Communication Disorders & Special Education


Early Childhood Education

Committee Director

Katharine Kersey

Committee Member

Angela Eckhoff

Committee Member

Steve Myran


The purpose of this study was to test the relationship between attending a school district Pre-K program and children's later literacy and behavior outcomes in the beginning and middle of first grade. Children's text level, letter-sound identification, sight words, spelling and citizenship skills were measured. The study included 880 children who attended the division Pre-K program and 176 children who attended no formal or institutional preschool of any kind. Selection bias was addressed through propensity score matching, completed using optimal matching. Independent-samples t tests were run on literacy and behavior measures. Subgroup analysis was performed to test the effect of Pre-K attendance on first grade behavior across different levels of school quality experienced in kindergarten.

Literacy measures in first grade included the Phonological Awareness Literacy Screening (PALS) and the Developmental Reading Assessment, 2nd Edition (DRA 2). Behavior was measured using a single behavior sum score composed of seven citizenship grades drawn from report cards.

The study found significant effects of attending Pre-K, in the small to medium range, on all reading measures administered in both the beginning and the middle of first grade. The average effect size across all literacy measures was .35, a small to moderate effect. Behavior results for the two groups were nearly identical. Further subgroup analysis by school quality found that children who attended New Day Pre-K and also went on to a "fair quality" school in kindergarten, as opposed to a low quality school, had significantly better behavior than children who had no preschool experience.
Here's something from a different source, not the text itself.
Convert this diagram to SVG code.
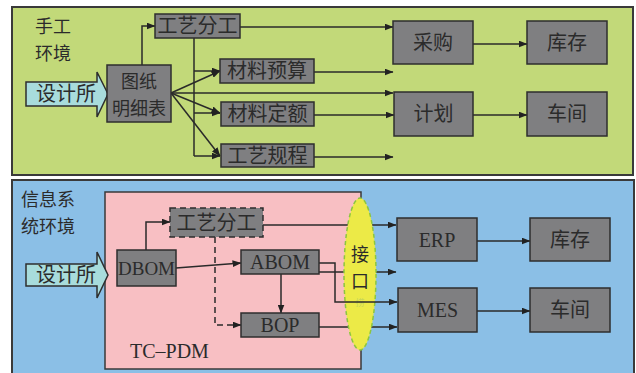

The study strengthens the evidence supporting the ability of Pre-K to significantly improve children's literacy results with persistent gains into the middle of first grade. The study also raises the concern that children's social and emotional development is not receiving adequate instructional focus in the form of lesson plans, activities or time in the division Pre-K in order to make a meaningful difference for children in later grade school. The study contributes to the PK – 3 alignment discourse and offers a valuable case study in universal Pre-K access. Implications are shared for practice, policy and research.